When less choice is more secure
Some of the features that feel like incursions into privacy may actually be sensible privacy or security protections. The ‘Wi-Fi Sense’ feature encrypts your Wi-Fi password and shares it with others. In reality, that is a security enhancement. Many business people are constantly sharing their wi-fi passwords with visitors to the office. But they have no control over what is done with that confidential information. Wi-Fi Sense stops it from being shared further. Under “Manage Wi-Fi settings” you can keep the Wi-Fi Sense feature private by unchecking all the boxes, if you wish.
Windows 10 only offers two Windows Update settings: install and restart immediately, or install and ask permission to restart. There is no “Do not install’ option. But security experts say that not keeping security features up to date is an open door to attackers. Offering a “Do not install” option would be a mistake.
When it comes to security, industry experts AVR, the IT security and mobility specialists, advise users to go even further than the safeguards that Microsoft provide:
“Whilst Windows Hello, Passport and Device Guard prove excellent new additions to the Windows 10 security infrastructure, we’d recommend taking the time to carefully configure the new OS before rolling the system out company-wide. Begin by auditing the privacy section; here, you can manage app permissions to ensure no insecure, third party apps are granted access to sensitive materials. Then, install trusted antivirus software to safeguard against viruses and associated malware.”
The operating system will certainly keep your IT department busy. Windows 10 comes with a new service model where Microsoft will release new service packs every few months. Big organisations especially may not welcome that kind of near-constant upgrading.
User-privacy versus the power of data sharing
Should you turn all these options off? Microsoft will argue, of course, that this level of data-sharing allows Microsoft to smooth your experience, predict your preferences and better protect your security. That is certainly true. Defenders even argue that the personal advertising ID ensures you receive advertising that is related to your interests. They also say that this level of personal information tracking and analysis is the industry norm now – Google, Facebook, Amazon and Apple are just as intrusive.
The power of information-sharing is weakened when data is considered too personal to share. Windows 10 sees your computer as a node on the internet and tries to deliver you the benefits of being part of that network. For example, Windows Update uses the community of Windows 10 computers (possibly including yours) as a file-sharing network to make updating more robust. You can turn the feature off, but apparently there are no privacy risks from it.
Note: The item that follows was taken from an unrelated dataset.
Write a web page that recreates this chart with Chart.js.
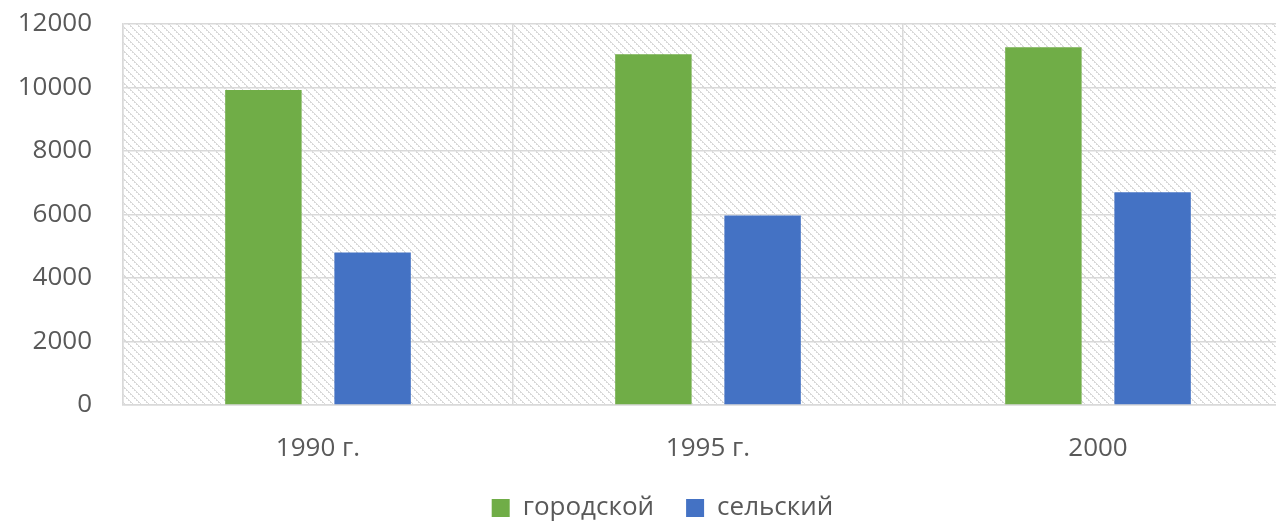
<!DOCTYPE html>
<html>
<head>
<meta charset="utf-8">
<script src="https://cdn.jsdelivr.net/npm/chart.js@4"></script>
<style>
html,body{margin:0;padding:0;background:#fff;overflow:hidden;}
#wrap{width:1276px;height:523px;overflow:hidden;}
</style>
</head>
<body>
<div id="wrap"><canvas id="c" width="1300" height="523"></canvas></div>
<script>
const categories = ['1990 г.', '1995 г.', '2000'];
const urbanValues = [9920, 11050, 11270];
const ruralValues = [4800, 5970, 6700];
const seriesNames = ['городской', 'сельский'];
const yTicks = [0, 2000, 4000, 6000, 8000, 10000, 12000];

function makePattern(ctx) {
  const t = document.createElement('canvas');
  t.width = 8; t.height = 8;
  const g = t.getContext('2d');
  g.fillStyle = '#ffffff';
  g.fillRect(0, 0, 8, 8);
  g.fillStyle = '#d9d9d9';
  for (let i = 0; i < 8; i++) {
    if (i % 2 === 0) { g.fillRect(i, i, 1, 1); g.fillRect((i + 1) % 8, i, 1, 1); }
    else { g.fillRect((i + 1) % 8, i, 1, 1); }
  }
  return ctx.createPattern(t, 'repeat');
}

const hatchPlugin = {
  id: 'hatch',
  beforeDraw(chart) {
    const {ctx, chartArea: a} = chart;
    ctx.save();
    ctx.fillStyle = makePattern(ctx);
    ctx.fillRect(a.left, a.top, a.right - a.left, a.bottom - a.top);
    ctx.restore();
  }
};

const legendShift = {
  id: 'legendShift',
  afterLayout(chart) {
    const l = chart.legend;
    if (l) { l.left += 16; l.right += 16; }
  }
};

const FONT = '"Open Sans", sans-serif';
const FS = 26;
new Chart(document.getElementById('c'), {
  type: 'bar',
  data: {
    labels: categories,
    datasets: [
      {label: seriesNames[0], data: urbanValues, backgroundColor: '#70AD47', categoryPercentage: 0.56, barPercentage: 0.70},
      {label: seriesNames[1], data: ruralValues, backgroundColor: '#4472C4', categoryPercentage: 0.56, barPercentage: 0.70}
    ]
  },
  options: {
    responsive: false,
    animation: false,
    devicePixelRatio: 1,
    layout: {padding: {left: 0, right: 7, top: 24, bottom: -8}},
    plugins: {
      tooltip: {enabled: false},
      legend: {
        position: 'bottom',
        labels: {
          boxWidth: 18, boxHeight: 18, padding: 32,
          color: '#595959',
          font: {family: FONT, size: FS}
        }
      }
    },
    scales: {
      x: {
        grid: {offset: true, color: '#d9d9d9', lineWidth: 1.5, drawTicks: false},
        border: {display: true, color: '#d9d9d9', width: 1.5},
        ticks: {color: '#595959', font: {family: FONT, size: FS}, padding: 28},
        afterFit(s) { s.height = 58; s.paddingLeft = 0; s.paddingRight = 0; }
      },
      y: {
        min: 0, max: 12000,
        afterBuildTicks(s) { s.ticks = yTicks.map(v => ({value: v})); },
        grid: {color: '#d9d9d9', lineWidth: 1.5, drawTicks: false},
        border: {display: true, color: '#d9d9d9', width: 1.5},
        ticks: {color: '#595959', font: {family: FONT, size: FS}, padding: 31, callback: v => String(v)},
        afterFit(s) { s.width = 123; s.paddingTop = 0; s.paddingBottom = 0; }
      }
    }
  },
  plugins: [hatchPlugin, legendShift]
});
</script>
</body>
</html>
Microsoft’s policy documentation makes their preference for data-sharing pretty plain. It states: “We will access, disclose and preserve personal data, including your content (such as the content of your emails, other private communications or files in private folders), when we have a good faith belief that doing so is necessary to protect our customers or enforce the terms governing the use of the services.”
That leaves me pretty unclear about when they won’t access, disclose or preserve my personal data.
It is arguably easier to switch off Microsoft’s data-sharing than the data-sharing products of rival companies. What is a little unnerving, is the cavalier assumption of permissions in the Express install option. Of course, Microsoft want people to opt-out rather than opt-in because they lose fewer customers that way. But this is our personal information and permission to share it should be treated more seriously than that.